Le passage au lycée Turgot constitue donc une suite logique, et une voie royale pour se perfectionner et faire des rencontres dans le milieu – à condition d’être pris car il n’y a que 16 places pour plus de 100 demandes chaque année.
On peut d’ailleurs trouver à David Berillon, le professeur qui s’occupe de la section hip-hop, des airs de managers. On sent qu’il veut amener ses élèves le plus loin possible, et qu’il mobilise tout un réseau pour y parvenir. Mais on comprend la difficulté de garder cet objectif de joindre réussite scolaire et poursuite de la danse au long des trois années de lycée. Beaucoup de ces élèves ne sont pas scolaires, leurs résultats ne suivent pas dans un système scolaire toujours trop peu inclusif et qui ne s’adapte pas aux élèves.
Ce film présente aussi une des difficultés du travail de prof : ne pas perdre les élèves décrocheurs, avec les moyens qui leurs sont donnés. C’est à dire peu.
Ce film présente aussi une des difficultés du travail de prof : ne pas perdre les élèves décrocheurs, avec les moyens qui leurs sont donnés. C’est à dire peu. Il faut éviter que celles et ceux souhaitant arrêter les études pour ne faire que de la danse « ne s’écrase pas en plein vol », comme l’explique M. Berilllon à Charlotte, une des élèves danseuse que l’on suit dans le film, qui explique vouloir arrêter le lycée pour percer dans la danse.
Danser pour exister, et « réfléchir pour mieux danser »
Michelle explique tout au long du film son sentiment d’être invisible en permanence. Erwan parle de son mal-être lié à une enfance compliquée avec une mère alcoolique, qu’il exprime dans sa danse. Charlotte se sent intouchable, inarrêtable, plus vivante que jamais lorsqu’elle danse.
Toutes et tous parlent de leur besoin vital de danser pour s’exprimer, vivre, exister, revendiquer, combattre […]

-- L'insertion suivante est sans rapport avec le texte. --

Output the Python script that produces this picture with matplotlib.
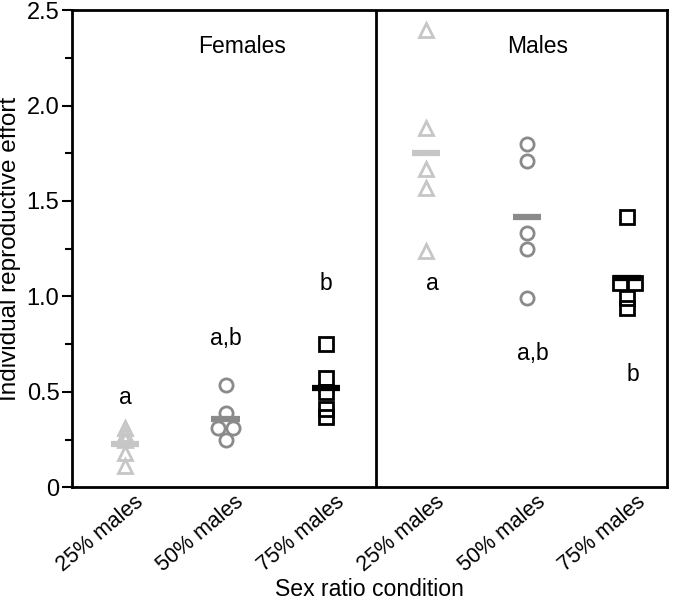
import matplotlib
matplotlib.use("Agg")
import matplotlib.pyplot as plt
import matplotlib.transforms as mtransforms
import numpy as np
from matplotlib.ticker import MultipleLocator, FixedLocator

plt.rcParams["font.family"] = ["Liberation Sans", "DejaVu Sans"]

categories = ["25% males", "50% males", "75% males",
              "25% males", "50% males", "75% males"]
panels = ["Females", "Males"]

groups = [
    [0.31, 0.28, 0.25, 0.18, 0.11],    # females 25%
    [0.535, 0.39, 0.31, 0.31, 0.25],   # females 50%
    [0.75, 0.57, 0.50, 0.41, 0.37],    # females 75%
    [2.395, 1.88, 1.67, 1.57, 1.24],   # males 25%
    [1.80, 1.71, 1.33, 1.25, 0.99],    # males 50%
    [1.415, 1.07, 1.07, 0.99, 0.94],   # males 75%
]
letters = ["a", "a,b", "b", "a", "a,b", "b"]
letter_y = [0.47, 0.78, 1.07, 1.07, 0.70, 0.59]

markers = ["^", "o", "s"] * 2
colors = ["#c6c6c6", "#8a8a8a", "#000000"] * 2

fig = plt.figure(figsize=(6.85, 6.0), dpi=100)
ax = fig.add_axes([0.105, 0.188, 0.869, 0.795])

for i, vals in enumerate(groups):
    vals = np.array(vals)
    xs = np.full(len(vals), float(i))
    # spread points sharing the same value side by side
    for v in np.unique(vals):
        idx = np.where(vals == v)[0]
        if len(idx) > 1:
            xs[idx] = i + np.linspace(-0.075, 0.075, len(idx))
    ax.plot(xs, vals, linestyle="none", marker=markers[i], markersize=9.5,
            markerfacecolor="none", markeredgecolor=colors[i],
            markeredgewidth=2.0, zorder=3)
    m = vals.mean()
    ax.plot([i - 0.14, i + 0.14], [m, m], color=colors[i], lw=4.5,
            solid_capstyle="butt", zorder=4)
    ax.text(i + (0.06 if i >= 3 else 0), letter_y[i], letters[i],
            ha="center", va="center", fontsize=16.5)

ax.axvline(2.5, color="black", lw=2)
ax.text(1.16, 2.31, panels[0], ha="center", va="center", fontsize=16.5)
ax.text(4.11, 2.31, panels[1], ha="center", va="center", fontsize=16.5)

ax.set_xlim(-0.53, 5.4)
ax.set_ylim(0, 2.5)
ax.yaxis.set_major_locator(FixedLocator([0, 0.5, 1.0, 1.5, 2.0, 2.5]))
ax.set_yticklabels(["0", "0.5", "1.0", "1.5", "2.0", "2.5"])
ax.yaxis.set_minor_locator(MultipleLocator(0.25))
ax.tick_params(axis="y", which="major", length=7, width=1.5, labelsize=17,
               pad=2)
ax.tick_params(axis="y", which="minor", length=5, width=1.5)

ax.set_xticks(range(len(categories)))
ax.set_xticklabels(categories, rotation=40, ha="right", va="top",
                   rotation_mode="anchor", fontsize=15.5)
ax.tick_params(axis="x", length=0, pad=3)
shift = mtransforms.ScaledTranslation(9 / 100, 0, fig.dpi_scale_trans)
for lab in ax.get_xticklabels():
    lab.set_transform(lab.get_transform() + shift)

for s in ax.spines.values():
    s.set_linewidth(2)

ax.set_ylabel("Individual reproductive effort", fontsize=17.5, labelpad=4)
ax.set_xlabel("Sex ratio condition", fontsize=16.6, va="center")
ax.xaxis.set_label_coords(0.5, -0.215)

fig.savefig("out.png", dpi=100)
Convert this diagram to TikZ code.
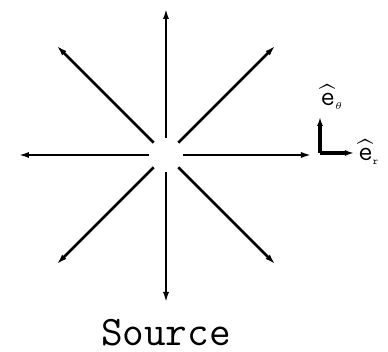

Toutes et tous parlent de leur besoin vital de danser pour s’exprimer, vivre, exister, revendiquer, combattre, dans un monde trop peu à l’écoute des considérations d’une jeunesse qui va devoir affronter de nombreuses crises à venir, et à qui on ne donne pas assez la parole.
Dans ce film, on voit surtout des humains animé-es par la danse depuis toujours, passion qui les rassemble On leur donne la chance de pouvoir espérer en faire leur métier un jour, sachant que vivre du hip-hop reste relativement compliqué aujourd’hui en France.
On retient aussi une énorme ouverture et compréhension de la part des profs, et un gros effort de la part d’élèves très touchant-es, dans un environnement sain, porteur d’ambition, de talent et d’une grande puissance. Ce film représente fidèlement ce qui se fait dans ce lycée et rend un bel hommage au travail accompli par les profs et élèves depuis maintenant des années. Un travail unique en France et dont personne n’avait parlé, en tout cas de manière si complète ni avec la magie du grand écran.